Je ne pouvais avoir les yeux plus ouverts que ce jour-là. Les deux violons sonnaient ensemble, parfaitement synchronisés. Je reconnaissais des endroits, des moments de travaux : mais je découvrais véritablement, après bien des semaines, la beauté de cette pièce où les deux instruments fusionnent, portés par un piano discret et assuré. Les archets montaient et descendaient de concert, puis les deux violonistes grattaient les cordes en pizzicato avant d’accélérer, créant des tensions qui me faisaient bouger la tête.

 

Quand l’air s’énervait, je suivais le rythme. Je me souviens de mes mains, crispées sur l’assise de la chaise bleue. Je ne pouvais pas avoir les oreilles plus ouvertes que ce jour-là : je sentais des muscles incongrus se raidir, je savais qu’elles étaient littéralement dressées comme celles d’un chat à l’affût.
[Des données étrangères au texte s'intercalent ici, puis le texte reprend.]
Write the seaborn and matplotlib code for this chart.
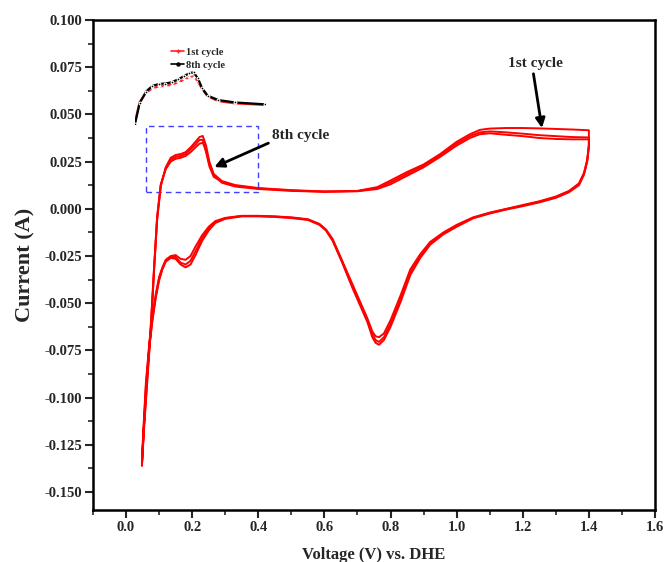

Et les violons dessinaient des arpèges monstrueux et vifs, à une vitesse qui me fascinait. Se calmant, ils imitaient les oiseaux, puis ils repartaient, comme énervés par les accords du piano. Durant presque dix minutes, je suivais toutes les émotions que transportait la pièce, du doux à l’emporté, et je pouvais les comprendre rien qu’au visage de ma mère. Celui-ci se durcissait lors des passages appuyés et devenait plus tranquille sur ces sortes de valse qui me faisait tanguer de gauche à droite. Tout ceci était si exceptionnel que seuls mes yeux et mes oreilles pouvaient tenir en place, figés dans la contemplation de l’écoute.

 

Cette représentation n’était sûrement pas l’œuvre de violonistes professionnels. Peut-être qu’elle le jouait plus lentement que ce qui était indiqué. Peut-être que ce n’était pas aussi bien que ce que je présente ici. Mais à ce moment-là, magique et arrêté dans le temps, personne n’était plus grande et plus belle violoniste que ma mère, avec son regard fixé sur sa partition, luisant derrière ses lunettes de l’envie de faire au mieux. Dans mes yeux d’enfant, le temps d’un concert, personne ne pouvait lui arriver à la cheville et elle était capable de tout, même si elle refusait de se l’admettre. Et en l’écoutant, s’installait en moi une fierté indicible qui agitait mes jambes. Jamais aucun enfant n’a pu être plus fier de son parent que moi ce jour-là, caché au milieu d’un public assis en rang sur des chaises bleues. Et c’est ce sentiment d’amour et de satisfaction, simple et innocent de l’époque, qui me fit applaudir à la fin de son passage jusqu’à en avoir mal aux mains, et qui aujourd’hui accompagne mon écoute de Navarra comme si ma mère avait enregistré cette musique sous le nom d’Itzhak Perlman.